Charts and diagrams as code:
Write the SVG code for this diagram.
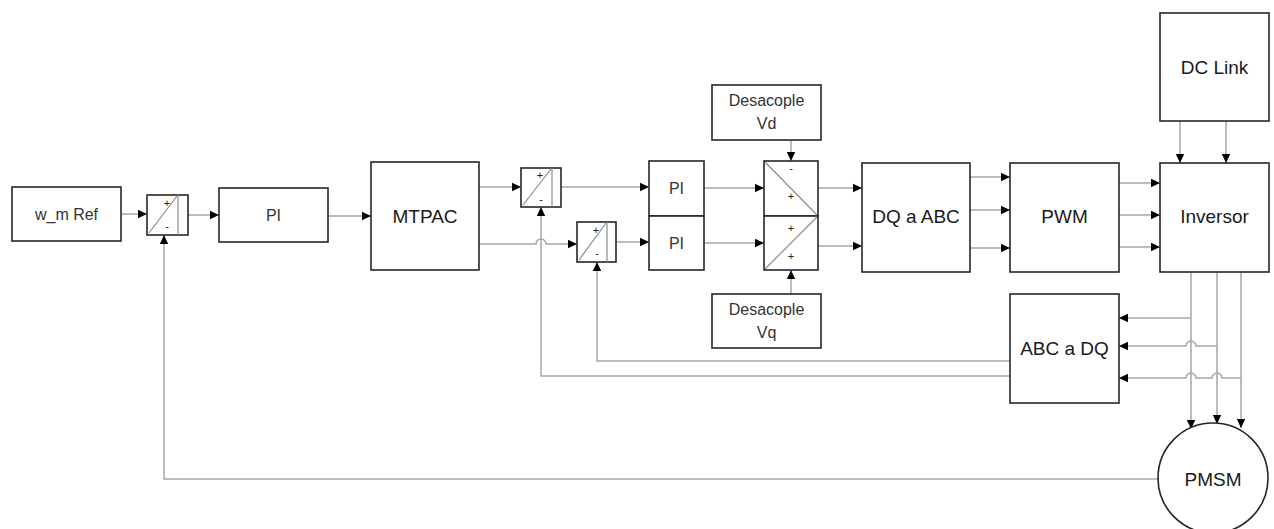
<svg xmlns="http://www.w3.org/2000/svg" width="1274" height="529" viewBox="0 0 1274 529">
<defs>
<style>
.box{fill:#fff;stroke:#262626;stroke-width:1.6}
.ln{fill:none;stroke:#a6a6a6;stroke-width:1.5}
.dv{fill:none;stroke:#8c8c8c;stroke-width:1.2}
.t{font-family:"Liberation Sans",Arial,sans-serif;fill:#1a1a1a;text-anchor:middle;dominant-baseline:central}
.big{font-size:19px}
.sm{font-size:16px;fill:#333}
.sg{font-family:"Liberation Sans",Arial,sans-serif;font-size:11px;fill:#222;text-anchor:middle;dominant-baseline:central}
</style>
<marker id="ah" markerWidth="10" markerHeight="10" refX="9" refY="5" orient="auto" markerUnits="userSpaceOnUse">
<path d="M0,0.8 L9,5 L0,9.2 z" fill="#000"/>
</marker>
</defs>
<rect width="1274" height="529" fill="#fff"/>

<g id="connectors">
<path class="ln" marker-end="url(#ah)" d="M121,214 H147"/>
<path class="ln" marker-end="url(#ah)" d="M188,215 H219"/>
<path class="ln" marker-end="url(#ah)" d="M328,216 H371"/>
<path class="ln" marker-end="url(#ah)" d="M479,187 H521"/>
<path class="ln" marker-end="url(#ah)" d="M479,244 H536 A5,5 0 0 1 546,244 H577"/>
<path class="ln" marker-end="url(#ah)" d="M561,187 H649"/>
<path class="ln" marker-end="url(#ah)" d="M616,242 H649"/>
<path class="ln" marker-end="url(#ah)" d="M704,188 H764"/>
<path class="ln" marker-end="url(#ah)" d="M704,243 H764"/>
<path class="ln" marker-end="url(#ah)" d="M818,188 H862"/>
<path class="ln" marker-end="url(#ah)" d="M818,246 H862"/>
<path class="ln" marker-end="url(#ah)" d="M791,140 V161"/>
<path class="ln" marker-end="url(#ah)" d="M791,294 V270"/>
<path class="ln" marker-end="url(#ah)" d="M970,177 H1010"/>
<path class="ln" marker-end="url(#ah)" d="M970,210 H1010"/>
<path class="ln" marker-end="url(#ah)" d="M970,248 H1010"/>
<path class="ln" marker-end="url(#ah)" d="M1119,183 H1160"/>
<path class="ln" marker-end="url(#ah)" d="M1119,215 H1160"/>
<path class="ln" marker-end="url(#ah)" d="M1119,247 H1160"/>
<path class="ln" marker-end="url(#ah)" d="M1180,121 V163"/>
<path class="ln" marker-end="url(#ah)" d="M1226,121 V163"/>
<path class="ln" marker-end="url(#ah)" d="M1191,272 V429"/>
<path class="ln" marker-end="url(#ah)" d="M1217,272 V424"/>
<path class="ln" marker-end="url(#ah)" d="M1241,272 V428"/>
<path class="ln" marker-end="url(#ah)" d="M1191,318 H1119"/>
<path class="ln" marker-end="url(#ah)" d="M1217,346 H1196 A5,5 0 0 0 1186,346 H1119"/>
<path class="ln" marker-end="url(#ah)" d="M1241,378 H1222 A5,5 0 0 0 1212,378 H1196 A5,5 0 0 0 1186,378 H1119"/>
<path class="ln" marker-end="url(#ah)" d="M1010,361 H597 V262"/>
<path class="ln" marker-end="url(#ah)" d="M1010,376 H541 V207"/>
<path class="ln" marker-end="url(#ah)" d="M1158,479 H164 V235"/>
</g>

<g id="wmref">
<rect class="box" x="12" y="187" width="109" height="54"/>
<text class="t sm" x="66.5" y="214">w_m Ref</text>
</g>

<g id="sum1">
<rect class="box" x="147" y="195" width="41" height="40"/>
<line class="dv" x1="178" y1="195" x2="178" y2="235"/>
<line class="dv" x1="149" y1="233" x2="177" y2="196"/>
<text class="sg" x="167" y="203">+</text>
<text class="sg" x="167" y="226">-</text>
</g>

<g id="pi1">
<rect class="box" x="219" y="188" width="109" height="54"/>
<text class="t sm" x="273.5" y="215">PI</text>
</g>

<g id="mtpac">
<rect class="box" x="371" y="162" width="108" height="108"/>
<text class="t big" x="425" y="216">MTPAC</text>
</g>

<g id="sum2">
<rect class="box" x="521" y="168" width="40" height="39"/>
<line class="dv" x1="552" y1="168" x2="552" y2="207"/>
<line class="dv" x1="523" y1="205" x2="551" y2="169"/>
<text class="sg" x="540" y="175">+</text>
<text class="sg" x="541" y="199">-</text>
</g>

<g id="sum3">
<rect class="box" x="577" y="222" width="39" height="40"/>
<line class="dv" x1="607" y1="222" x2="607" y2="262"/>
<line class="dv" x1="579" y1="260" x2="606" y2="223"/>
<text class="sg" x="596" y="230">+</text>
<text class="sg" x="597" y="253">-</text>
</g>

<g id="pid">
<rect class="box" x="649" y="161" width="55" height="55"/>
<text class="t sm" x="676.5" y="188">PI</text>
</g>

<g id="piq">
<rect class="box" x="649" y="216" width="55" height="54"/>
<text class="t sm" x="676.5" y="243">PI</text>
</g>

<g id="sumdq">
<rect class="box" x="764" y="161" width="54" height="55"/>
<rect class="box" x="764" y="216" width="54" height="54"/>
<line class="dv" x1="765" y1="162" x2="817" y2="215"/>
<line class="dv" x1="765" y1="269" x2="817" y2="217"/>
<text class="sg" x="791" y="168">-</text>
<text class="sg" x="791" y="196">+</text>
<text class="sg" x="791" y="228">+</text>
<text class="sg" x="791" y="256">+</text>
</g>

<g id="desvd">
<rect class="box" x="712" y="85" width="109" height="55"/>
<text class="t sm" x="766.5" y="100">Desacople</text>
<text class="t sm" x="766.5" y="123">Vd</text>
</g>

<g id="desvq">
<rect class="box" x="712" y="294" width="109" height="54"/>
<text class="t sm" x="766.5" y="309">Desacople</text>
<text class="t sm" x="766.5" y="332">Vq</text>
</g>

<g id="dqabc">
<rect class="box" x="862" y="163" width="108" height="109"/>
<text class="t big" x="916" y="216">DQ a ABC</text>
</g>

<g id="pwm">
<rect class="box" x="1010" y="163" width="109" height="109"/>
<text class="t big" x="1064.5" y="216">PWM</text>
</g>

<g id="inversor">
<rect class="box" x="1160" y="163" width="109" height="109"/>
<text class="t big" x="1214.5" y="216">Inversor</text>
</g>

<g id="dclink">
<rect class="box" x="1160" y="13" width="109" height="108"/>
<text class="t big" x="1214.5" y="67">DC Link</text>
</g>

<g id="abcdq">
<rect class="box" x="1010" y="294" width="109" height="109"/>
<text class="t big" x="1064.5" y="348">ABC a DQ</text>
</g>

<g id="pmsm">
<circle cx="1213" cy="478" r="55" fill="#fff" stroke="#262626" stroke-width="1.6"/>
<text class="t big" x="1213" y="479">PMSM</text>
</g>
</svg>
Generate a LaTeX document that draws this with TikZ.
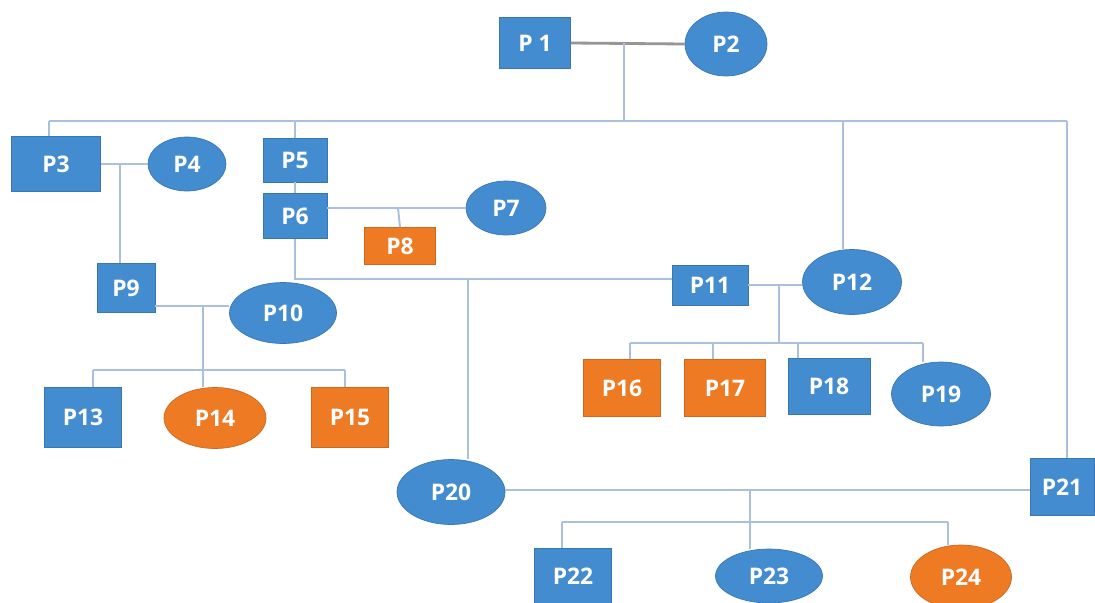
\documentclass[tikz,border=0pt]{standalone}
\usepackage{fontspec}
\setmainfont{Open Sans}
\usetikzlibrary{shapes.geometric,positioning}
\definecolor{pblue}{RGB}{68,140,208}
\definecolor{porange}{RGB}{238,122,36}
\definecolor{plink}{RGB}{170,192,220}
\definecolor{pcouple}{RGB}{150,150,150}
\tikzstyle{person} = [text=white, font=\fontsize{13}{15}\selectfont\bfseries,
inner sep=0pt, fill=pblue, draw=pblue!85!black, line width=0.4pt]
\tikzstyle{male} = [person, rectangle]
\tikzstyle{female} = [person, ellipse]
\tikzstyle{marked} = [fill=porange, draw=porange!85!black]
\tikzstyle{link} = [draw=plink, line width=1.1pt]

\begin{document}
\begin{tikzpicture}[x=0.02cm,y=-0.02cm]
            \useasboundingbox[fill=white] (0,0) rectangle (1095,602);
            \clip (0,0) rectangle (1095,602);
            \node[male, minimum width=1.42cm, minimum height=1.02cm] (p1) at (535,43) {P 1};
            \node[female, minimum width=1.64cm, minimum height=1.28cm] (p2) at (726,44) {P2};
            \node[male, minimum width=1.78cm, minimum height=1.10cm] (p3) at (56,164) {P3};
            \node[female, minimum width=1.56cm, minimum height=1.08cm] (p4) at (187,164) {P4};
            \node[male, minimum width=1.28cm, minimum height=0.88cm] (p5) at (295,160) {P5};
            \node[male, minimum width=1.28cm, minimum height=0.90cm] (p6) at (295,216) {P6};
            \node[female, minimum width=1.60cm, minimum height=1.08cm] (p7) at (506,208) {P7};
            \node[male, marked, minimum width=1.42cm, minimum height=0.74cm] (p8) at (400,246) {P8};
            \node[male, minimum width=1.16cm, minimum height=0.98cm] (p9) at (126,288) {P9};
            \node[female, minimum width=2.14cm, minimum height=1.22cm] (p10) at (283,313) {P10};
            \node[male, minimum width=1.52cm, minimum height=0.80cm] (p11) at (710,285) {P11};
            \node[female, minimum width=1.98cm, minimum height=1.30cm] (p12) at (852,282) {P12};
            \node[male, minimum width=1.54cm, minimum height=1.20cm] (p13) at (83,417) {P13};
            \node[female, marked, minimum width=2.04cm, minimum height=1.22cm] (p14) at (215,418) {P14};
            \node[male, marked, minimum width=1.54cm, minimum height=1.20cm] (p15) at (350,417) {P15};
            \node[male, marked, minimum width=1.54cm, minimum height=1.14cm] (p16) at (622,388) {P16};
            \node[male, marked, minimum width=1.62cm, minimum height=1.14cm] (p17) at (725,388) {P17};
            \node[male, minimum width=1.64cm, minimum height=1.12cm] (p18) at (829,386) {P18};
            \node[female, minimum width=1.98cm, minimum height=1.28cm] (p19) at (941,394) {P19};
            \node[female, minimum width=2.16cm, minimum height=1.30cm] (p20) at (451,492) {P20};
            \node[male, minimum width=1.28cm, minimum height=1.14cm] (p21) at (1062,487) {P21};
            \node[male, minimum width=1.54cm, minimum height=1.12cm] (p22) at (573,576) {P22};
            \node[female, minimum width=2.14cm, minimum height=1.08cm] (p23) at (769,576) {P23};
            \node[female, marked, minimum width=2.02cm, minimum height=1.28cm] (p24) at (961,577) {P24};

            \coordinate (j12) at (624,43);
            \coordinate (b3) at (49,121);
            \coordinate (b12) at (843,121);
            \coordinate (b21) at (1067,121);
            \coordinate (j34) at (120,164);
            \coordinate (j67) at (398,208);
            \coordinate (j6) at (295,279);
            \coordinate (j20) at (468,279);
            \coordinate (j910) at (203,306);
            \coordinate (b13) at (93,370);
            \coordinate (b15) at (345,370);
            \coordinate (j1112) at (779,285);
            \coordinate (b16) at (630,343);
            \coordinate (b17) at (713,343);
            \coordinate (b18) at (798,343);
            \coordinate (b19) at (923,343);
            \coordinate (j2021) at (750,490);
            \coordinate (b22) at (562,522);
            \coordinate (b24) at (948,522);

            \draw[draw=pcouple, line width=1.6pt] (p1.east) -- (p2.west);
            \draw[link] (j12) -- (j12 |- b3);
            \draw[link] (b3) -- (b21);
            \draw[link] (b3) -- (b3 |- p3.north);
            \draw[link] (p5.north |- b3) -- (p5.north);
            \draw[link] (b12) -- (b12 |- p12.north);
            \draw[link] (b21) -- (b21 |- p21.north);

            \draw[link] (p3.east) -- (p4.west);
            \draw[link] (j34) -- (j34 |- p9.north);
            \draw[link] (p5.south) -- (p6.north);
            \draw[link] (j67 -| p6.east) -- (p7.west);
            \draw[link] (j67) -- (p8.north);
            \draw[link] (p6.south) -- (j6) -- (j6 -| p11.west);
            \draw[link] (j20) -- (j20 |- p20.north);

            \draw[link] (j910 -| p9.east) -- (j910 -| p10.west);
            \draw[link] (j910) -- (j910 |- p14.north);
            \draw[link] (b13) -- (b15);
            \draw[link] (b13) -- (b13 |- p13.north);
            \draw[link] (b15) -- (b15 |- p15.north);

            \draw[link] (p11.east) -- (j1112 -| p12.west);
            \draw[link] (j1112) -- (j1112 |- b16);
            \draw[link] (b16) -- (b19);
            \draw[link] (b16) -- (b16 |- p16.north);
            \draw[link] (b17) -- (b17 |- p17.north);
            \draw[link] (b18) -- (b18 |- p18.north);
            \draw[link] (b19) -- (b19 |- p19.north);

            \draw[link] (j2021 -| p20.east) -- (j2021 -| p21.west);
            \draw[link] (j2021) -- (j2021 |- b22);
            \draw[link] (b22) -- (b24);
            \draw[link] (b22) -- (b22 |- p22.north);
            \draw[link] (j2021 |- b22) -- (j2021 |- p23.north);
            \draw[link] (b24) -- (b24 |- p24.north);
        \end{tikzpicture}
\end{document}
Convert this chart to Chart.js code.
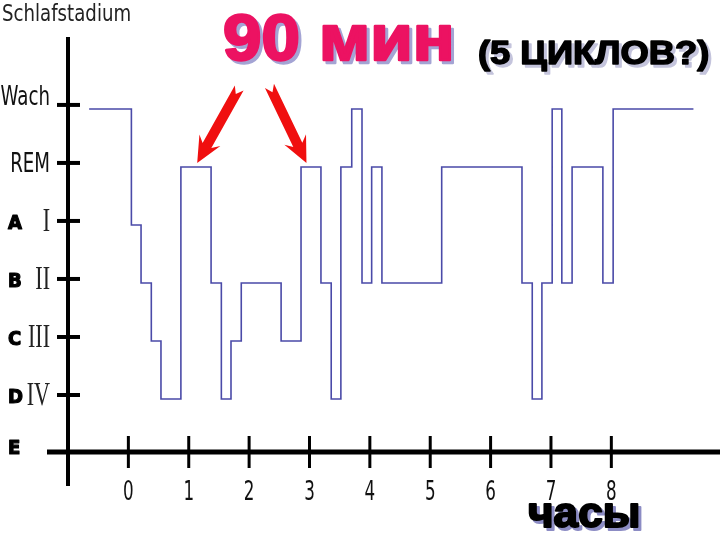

:: What to do ::
Copy exactly the stretch of lines that starts at the line holding "Generate a LaTeX" and ends at the line holding "[draw=plink, line width=1.1pt]". Drop the pictures.

:: Solution to the problem ::
Generate a LaTeX document that draws this with TikZ.
\documentclass[tikz,border=0pt]{standalone}
\usepackage{fontspec}
\setmainfont{Open Sans}
\usetikzlibrary{shapes.geometric,positioning}
\definecolor{pblue}{RGB}{68,140,208}
\definecolor{porange}{RGB}{238,122,36}
\definecolor{plink}{RGB}{170,192,220}
\definecolor{pcouple}{RGB}{150,150,150}
\tikzstyle{person} = [text=white, font=\fontsize{13}{15}\selectfont\bfseries,
inner sep=0pt, fill=pblue, draw=pblue!85!black, line width=0.4pt]
\tikzstyle{male} = [person, rectangle]
\tikzstyle{female} = [person, ellipse]
\tikzstyle{marked} = [fill=porange, draw=porange!85!black]
\tikzstyle{link} = [draw=plink, line width=1.1pt]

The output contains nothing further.